_Exercise aim_.
Reproduce the records below exactly, leaving out any pictures.

(Records contained in a dataset)
============

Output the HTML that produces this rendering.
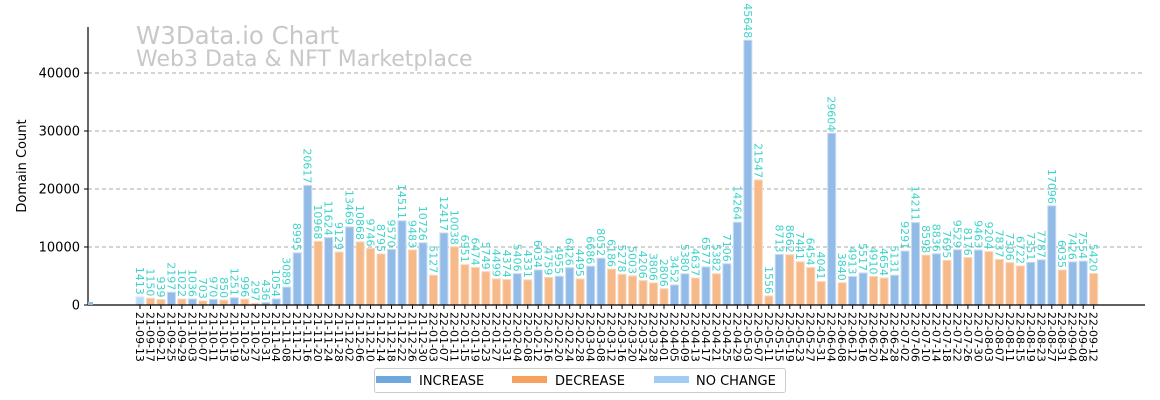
<!DOCTYPE html>
<html><head><meta charset="utf-8">
<style>
html,body{margin:0;padding:0;background:#fff;}
svg{display:block;font-family:"DejaVu Sans","Liberation Sans",sans-serif;}
</style></head>
<body>
<svg id="chart" width="1160" height="400" viewBox="0 0 1160 400">
  <text x="136" y="44" font-size="24.5" fill="#c8c8c8">W3Data.io Chart</text>
  <text x="136" y="66" font-size="22" fill="#c8c8c8">Web3 Data &amp; NFT Marketplace</text>
  <g id="grid"></g>
  <g id="bars"></g>
  <g id="vals"></g>
  <line x1="88" y1="27" x2="88" y2="305" stroke="#000" stroke-width="1.2"/>
  <line x1="88" y1="305" x2="1145" y2="305" stroke="#000" stroke-width="1.2"/>
  <g id="yticks"></g>
  <g id="xticks"></g>
  <text transform="translate(26,166) rotate(-90)" text-anchor="middle" font-size="13" fill="#000">Domain Count</text>
  <g>
    <rect x="374.5" y="368.5" width="411" height="24" rx="2" fill="#fff" stroke="#ccc"/>
    <rect x="376" y="376" width="35" height="7" fill="#6fa8dc"/>
    <text x="419" y="385" font-size="13">INCREASE</text>
    <rect x="512" y="376" width="35" height="7" fill="#f6a15f"/>
    <text x="555" y="385" font-size="13">DECREASE</text>
    <rect x="654" y="376" width="35" height="7" fill="#9fcdf6"/>
    <text x="696" y="385" font-size="13">NO CHANGE</text>
  </g>
  <rect x="88" y="302" width="5" height="3" fill="#92bbe8"/>
</svg>
<script>
const values = [1413,1150,939,2197,1022,1036,703,970,850,1251,996,297,436,1054,3089,8995,20617,10968,11624,9129,13469,10868,9746,8795,9570,14511,9483,10726,5127,12417,10038,6951,6474,5749,4499,4374,5406,4331,6034,4759,4955,6426,4495,6686,8052,6186,5278,5003,4206,3806,2806,3452,5380,4637,6577,5382,7106,14264,45648,21547,1556,8713,8662,7441,6454,4041,29604,3840,4913,5517,4910,4654,5131,9291,14211,8598,8836,7695,9529,8176,9463,9204,7837,7306,6722,7351,7787,17096,6035,7426,7554,5420];
const startDate = "2021-09-13";
const dayStep = 4;
const yTicks = [0,10000,20000,30000,40000];

const NS="http://www.w3.org/2000/svg";
function el(tag,attrs,parent){const e=document.createElementNS(NS,tag);for(const k in attrs)e.setAttribute(k,attrs[k]);parent.appendChild(e);return e;}
const x0=140, step=10.48, yBase=305, pxPer=58/10000;
const xs=i=>x0+i*step;
const ys=v=>yBase-v*pxPer;

const categories=values.map((v,i)=>{const d=new Date(startDate+"T00:00:00Z");d.setUTCDate(d.getUTCDate()+i*dayStep);
  const p=n=>String(n).padStart(2,'0');return p(d.getUTCFullYear()%100)+"-"+p(d.getUTCMonth()+1)+"-"+p(d.getUTCDate());});

const grid=document.getElementById('grid'), yt=document.getElementById('yticks');
yTicks.forEach(t=>{
  const y=ys(t);
  if(t>0){const g=el('line',{x1:88,x2:1145,y1:y,y2:y,stroke:'#aaa','stroke-dasharray':'4,3','stroke-width':1},grid);
  
  }
  const tk=el('line',{x1:84,x2:88,y1:y,y2:y,stroke:'#000'},yt);
  
  
  const tx=el('text',{x:80,y:y+4.5,'text-anchor':'end','font-size':13},yt);
  
  
  tx.textContent=t;
});

const bars=document.getElementById('bars'), vals=document.getElementById('vals'), xt=document.getElementById('xticks');
values.forEach((v,i)=>{
  const prev=i>0?values[i-1]:v;
  let fill='#92bbe8',stroke='#c6dbf3';
  if(i===0){fill='#b9dcf8';stroke='#dcecfb';}
  else if(v<prev){fill='#f5b98a';stroke='#fad7bb';}
  const x=xs(i), y=ys(v);
  const r=el('rect',{x:x-4,y:y,width:8,height:yBase-y,fill:fill,stroke:stroke,'stroke-width':1},bars);
  
  
  const t=el('text',{transform:`translate(${x-4},${y-2}) rotate(90)`,'text-anchor':'end','font-size':11,fill:'#3fd3c9'},vals);
  
  
  t.textContent=v;
  const tk=el('line',{x1:x,x2:x,y1:305,y2:309,stroke:'#000'},xt);
  
  
  const lb=el('text',{transform:`translate(${x-4},312) rotate(90)`,'font-size':11,fill:'#000'},xt);
  
  
  lb.textContent=categories[i];
});
</script>
</body></html>
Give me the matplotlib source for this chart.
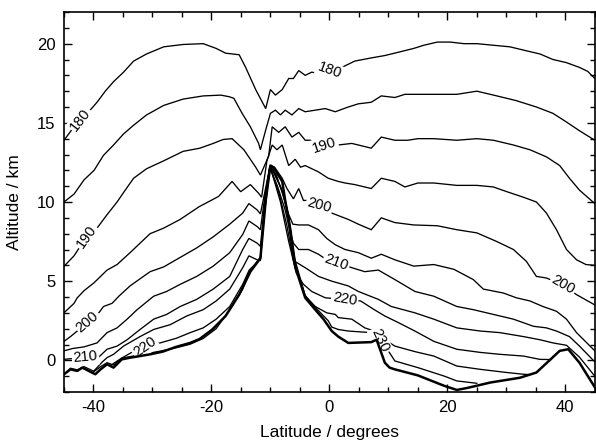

============

_Written solution_.
Output the HTML that produces this rendering.
<!DOCTYPE html>
<html><head><meta charset="utf-8">
<style>
html,body{margin:0;padding:0;background:#fff;}
svg{display:block;font-family:"DejaVu Sans","Liberation Sans",sans-serif;}
</style></head>
<body>
<svg id="chart" width="1160" height="400" viewBox="0 0 1160 400">
  <text x="136" y="44" font-size="24.5" fill="#c8c8c8">W3Data.io Chart</text>
  <text x="136" y="66" font-size="22" fill="#c8c8c8">Web3 Data &amp; NFT Marketplace</text>
  <g id="grid"></g>
  <g id="bars"></g>
  <g id="vals"></g>
  <line x1="88" y1="27" x2="88" y2="305" stroke="#000" stroke-width="1.2"/>
  <line x1="88" y1="305" x2="1145" y2="305" stroke="#000" stroke-width="1.2"/>
  <g id="yticks"></g>
  <g id="xticks"></g>
  <text transform="translate(26,166) rotate(-90)" text-anchor="middle" font-size="13" fill="#000">Domain Count</text>
  <g>
    <rect x="374.5" y="368.5" width="411" height="24" rx="2" fill="#fff" stroke="#ccc"/>
    <rect x="376" y="376" width="35" height="7" fill="#6fa8dc"/>
    <text x="419" y="385" font-size="13">INCREASE</text>
    <rect x="512" y="376" width="35" height="7" fill="#f6a15f"/>
    <text x="555" y="385" font-size="13">DECREASE</text>
    <rect x="654" y="376" width="35" height="7" fill="#9fcdf6"/>
    <text x="696" y="385" font-size="13">NO CHANGE</text>
  </g>
  <rect x="88" y="302" width="5" height="3" fill="#92bbe8"/>
</svg>
<script>
const values = [1413,1150,939,2197,1022,1036,703,970,850,1251,996,297,436,1054,3089,8995,20617,10968,11624,9129,13469,10868,9746,8795,9570,14511,9483,10726,5127,12417,10038,6951,6474,5749,4499,4374,5406,4331,6034,4759,4955,6426,4495,6686,8052,6186,5278,5003,4206,3806,2806,3452,5380,4637,6577,5382,7106,14264,45648,21547,1556,8713,8662,7441,6454,4041,29604,3840,4913,5517,4910,4654,5131,9291,14211,8598,8836,7695,9529,8176,9463,9204,7837,7306,6722,7351,7787,17096,6035,7426,7554,5420];
const startDate = "2021-09-13";
const dayStep = 4;
const yTicks = [0,10000,20000,30000,40000];

const NS="http://www.w3.org/2000/svg";
function el(tag,attrs,parent){const e=document.createElementNS(NS,tag);for(const k in attrs)e.setAttribute(k,attrs[k]);parent.appendChild(e);return e;}
const x0=140, step=10.48, yBase=305, pxPer=58/10000;
const xs=i=>x0+i*step;
const ys=v=>yBase-v*pxPer;

const categories=values.map((v,i)=>{const d=new Date(startDate+"T00:00:00Z");d.setUTCDate(d.getUTCDate()+i*dayStep);
  const p=n=>String(n).padStart(2,'0');return p(d.getUTCFullYear()%100)+"-"+p(d.getUTCMonth()+1)+"-"+p(d.getUTCDate());});

const grid=document.getElementById('grid'), yt=document.getElementById('yticks');
yTicks.forEach(t=>{
  const y=ys(t);
  if(t>0){const g=el('line',{x1:88,x2:1145,y1:y,y2:y,stroke:'#aaa','stroke-dasharray':'4,3','stroke-width':1},grid);
  
  }
  const tk=el('line',{x1:84,x2:88,y1:y,y2:y,stroke:'#000'},yt);
  
  
  const tx=el('text',{x:80,y:y+4.5,'text-anchor':'end','font-size':13},yt);
  
  
  tx.textContent=t;
});

const bars=document.getElementById('bars'), vals=document.getElementById('vals'), xt=document.getElementById('xticks');
values.forEach((v,i)=>{
  const prev=i>0?values[i-1]:v;
  let fill='#92bbe8',stroke='#c6dbf3';
  if(i===0){fill='#b9dcf8';stroke='#dcecfb';}
  else if(v<prev){fill='#f5b98a';stroke='#fad7bb';}
  const x=xs(i), y=ys(v);
  const r=el('rect',{x:x-4,y:y,width:8,height:yBase-y,fill:fill,stroke:stroke,'stroke-width':1},bars);
  
  
  const t=el('text',{transform:`translate(${x-4},${y-2}) rotate(90)`,'text-anchor':'end','font-size':11,fill:'#3fd3c9'},vals);
  
  
  t.textContent=v;
  const tk=el('line',{x1:x,x2:x,y1:305,y2:309,stroke:'#000'},xt);
  
  
  const lb=el('text',{transform:`translate(${x-4},312) rotate(90)`,'font-size':11,fill:'#000'},xt);
  
  
  lb.textContent=categories[i];
});
</script>
</body></html>
Give me the matplotlib source for this chart.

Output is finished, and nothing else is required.